Do not try to train a brand new model from Day 1 of the crisis, it is pointless. You cannot predict chaos;

Gather more data points and try to understand/analyze, how the model is affected by the situation;

If you have data from a previous crisis with similar characteristics, train a model on that data and test it offline to see if it works better;

Make sure your training data is always up to date. Every day, the new day goes into the data and the oldest day goes out. Like a sliding window. The model will then gradually adjust itself;

Shrink the timeline of your dataset as much as possible without affecting your metrics. If you have a very long dataset, it will take too long for it to adjust to the new reality; and

Manage client expectations. Make it clear that noise is making things very hard to predict. Computing KPIs during this time is next to impossible.

Clearly, building a model that is able to respond to extreme events may incur significant extra costs, and perhaps it is not always worth the effort. However, should you decide to build a model that is able to respond to extreme events, then they should be considered during development/training. In this case, make sure to capture the long- and short-term history of your data when training the model. Assigning different weights on long- and short-term information will enable you to adapt more sensibly to extreme changes.

In the long run, though, this crisis reminded us that there are events so complex even we humans still struggle to understand, let alone predictive systems we have built to systematize our understanding in normal times. Even us humans need to adapt to this “new normal” by updating our own internal parameters to help us better forecast how long it will take to do the weekly shop or choosing a new optimal path when walking down the street. This adaptability is natural for us humans and it is a feature we should be constantly trying to impart on our new silicon work colleagues. Ultimately, we need to recognize that an AI solution can never be seen as a finished product in the ever-changing and uncertain world in which we live.
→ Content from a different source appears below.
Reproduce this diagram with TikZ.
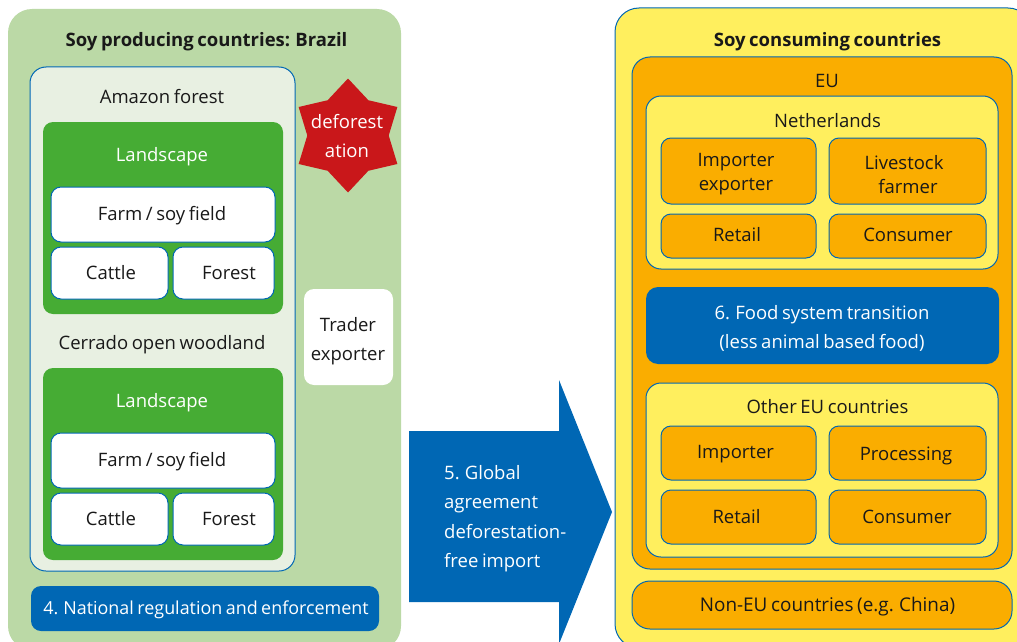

How we enable AI systems to adapt as efficiently as we do – in terms of the number of data points – is very much an open question whose answer will define how much our technology will be able to be of help during the extremely volatile times that might be ahead of us.

I thank my colleagues Alex Lilburn, Ted Lappas, Alistair Ferag, Sinem Polat, Jonas De Beukelaer, Roberto Anzaldua, Yohann Pitrey and Rūta Palionienė for providing insights and helping me to prepare this article.